Louise is the perfect depiction of the dialogue “you can never know a person entirely”—a happy-go-lucky single mom struggling to cope with her nightmares and sleepwalking. She never understood her dreams. The illustration of Louise’s nightmare land seems familiar to the realities Charlotte Perkins Gilman describes in her short story The Yellow Wallpaper, and also, the husband was a physician and here, a psychiatrist, both keeping their wives under sedatives, to keep them under control. The single mother and the lonesome wife have many things in common. Strangely, Louise’s son Adele does not seem to know about his mother’s traumas and she seems to not carry her nights into the days. The story begins when she is drawn into the strange world of Adele and David. Louise runs into David Ferguson in the first ten minutes of the pilot, waiting for them to build up (we know that it will happen!) we know that David is too frustrated with his wife or perhaps scared. He wants to be happy, to find love and to leave Adele behind but there seems to be something that ties them together. And again, I am reminded of Nick Dunne from Gone Girl. Louise also turns out to be the new-in-town doctor’s secretary!

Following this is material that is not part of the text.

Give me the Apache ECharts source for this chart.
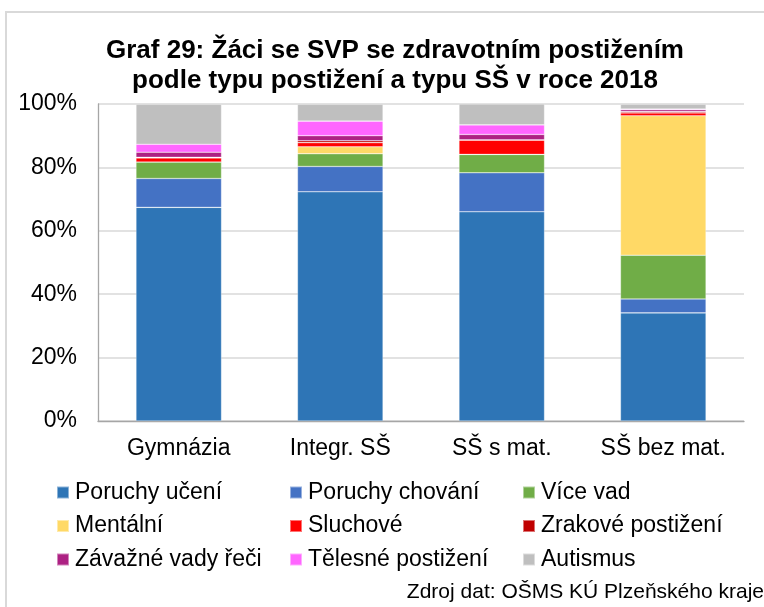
<!DOCTYPE html>
<html><head><meta charset="utf-8">
<script src="https://cdn.jsdelivr.net/npm/echarts@6/dist/echarts.min.js"></script>
<style>html,body{margin:0;padding:0;background:#fff;}#c{width:764px;height:607px;}</style>
</head><body><div id="c"></div>
<script>
const categories = ['Gymnázia', 'Integr. SŠ', 'SŠ s mat.', 'SŠ bez mat.'];
const seriesNames = ['Poruchy učení','Poruchy chování','Více vad','Mentální','Sluchové','Zrakové postižení','Závažné vady řeči','Tělesné postižení','Autismus'];
const poruchyUceni   = [67.4, 72.3, 66.0, 34.1];
const poruchyChovani = [9.1, 8.0, 12.3, 4.4];
const viceVad        = [5.2, 4.0, 5.8, 13.8];
const mentalni       = [0, 2.2, 0, 44.0];
const sluchove       = [1.3, 1.3, 4.5, 0.9];
const zrakove        = [0.2, 0.6, 0.1, 0.4];
const zavazneVady    = [1.6, 1.6, 1.7, 0.6];
const telesne        = [2.5, 4.6, 3.0, 0.2];
const autismus       = [12.6, 5.3, 6.6, 1.5];
const yTicks = ['0%','20%','40%','60%','80%','100%'];
const colors = ['#2E75B6','#4472C4','#70AD47','#FFD966','#FF0000','#C00000','#AD2183','#FF66FF','#BFBFBF'];
const values = [poruchyUceni, poruchyChovani, viceVad, mentalni, sluchove, zrakove, zavazneVady, telesne, autismus];

const F = 'Liberation Sans, Arial, sans-serif';
const chart = echarts.init(document.getElementById('c'));
const series = seriesNames.map((n, i) => ({
  name: n, type: 'bar', stack: 'a', data: values[i], barCategoryGap: '47%',
  itemStyle: { color: colors[i], borderColor: 'rgba(255,255,255,0.45)', borderWidth: 0.6 },
  emphasis: { disabled: true }
}));
function leg(names, left) {
  return {
    data: names, orient: 'vertical', left: left, top: 476, itemGap: 10.5,
    itemWidth: 12, itemHeight: 12, icon: 'rect', selectedMode: false,
    textStyle: { fontFamily: F, fontSize: 23, color: '#000', lineHeight: 23, padding: [0,0,0,1] }
  };
}
chart.setOption({
  animation: false,
  title: {
    text: 'Graf 29: Žáci se SVP se zdravotním postižením\npodle typu postižení a typu SŠ v roce 2018',
    left: 390, top: 31, textAlign: 'center',
    textStyle: { fontFamily: F, fontSize: 26, fontWeight: 'bold', color: '#000', lineHeight: 30 }
  },
  graphic: [
    { type: 'rect', shape: { x: 6, y: 12, width: 800, height: 700 }, style: { fill: 'none', stroke: '#d9d9d9', lineWidth: 2 }, silent: true },
    { type: 'text', right: 0, top: 582, style: { text: 'Zdroj dat: OŠMS KÚ Plzeňského kraje', font: '21px Liberation Sans, Arial, sans-serif', fill: '#000' } }
  ],
  legend: [
    leg([seriesNames[0], seriesNames[3], seriesNames[6]], 51),
    leg([seriesNames[1], seriesNames[4], seriesNames[7]], 284),
    leg([seriesNames[2], seriesNames[5], seriesNames[8]], 517)
  ],
  grid: { left: 98, right: 20, top: 104, bottom: 186 },
  xAxis: {
    type: 'category', data: categories,
    axisLine: { lineStyle: { color: '#a6a6a6', width: 1.3 } },
    axisTick: { show: false },
    axisLabel: { fontFamily: F, fontSize: 23, color: '#000', margin: 16, interval: 0, hideOverlap: false }
  },
  yAxis: {
    type: 'value', min: 0, max: 100, interval: 20,
    axisLine: { show: true, lineStyle: { color: '#a6a6a6', width: 1.3 } },
    axisTick: { show: false },
    splitLine: { lineStyle: { color: '#d9d9d9', width: 1.5 } },
    axisLabel: { fontFamily: F, fontSize: 23, color: '#000', margin: 21, formatter: v => yTicks[v / 20] }
  },
  series: series
});
</script></body></html>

Though, during the initial episodes of Behind Her Eyes, there seemed to be come a certain twist, the various aspects of the plotline suggest it to be a psychological twist. In flashbacks we see Adele’s friendship with Rob in the asylum; that had nothing to contribute to the story (until the very end) but to Adele’s individual character. Perhaps the storytellers could involve Rob more than just someone Adele met at the nursing home. The signs of Rob’s homosexuality were quite evident, his instant attraction to David Ferguson could not miss the camera. Rob is attracted to both Adele and David. There is a three-way love story under the lines, at play.

Adele knows how to control her lucid-dream world, she can go wherever she wishes and the cinematography is a naïve to depict the same—the top angle camera, like a hovering CCTV, a ball of light floating around spaces, something more than that could be done. Astra Projection is an out-of-body experience but is shown in a very shallow manner—count you fingers to 10 and you fall asleep to wander anywhere in real time. Adele takes the drug-ridden mantras to Louise for her to combat her nightmares and they find the door. What my brain couldn’t process was how did Louise perform Astra projections with only a few day’s practice and without any sedatives. As you come closer to the end, you realize that everything is interlinked, or perhaps that there are two people instead of three and by the end, there is one person instead of three.
While the rest of the show is smooth, slow-paced, the ending comes rushing in. Everything happens too fast and also, quiet absurdly. I could notice Rob’s homosexuality in the very instance when he looks at their photograph, and also the revelation of the Astra projection, I could join the dots and the ending did not bring much amazement with it rather a confused state of mind. I could tell Adele is Rob. Though the series could deceive the watchers with the characters and their wrong-doings, they left hints around for us to join the dots.
The question of Rob’s sexual orientation is something that has never been discussed. He is in love with David but also chooses to inhabit a female’s body. There is very little background to his character and no character arc can be seen. The initial episodes are slow paced, with not much to connect to the end, the ending seems sudden and rushed. The questions about astra projection or astra travelling remain unanswered.
The entire series hangs onto the much talked about twist which seems so abrupt that it perhaps is a little funny.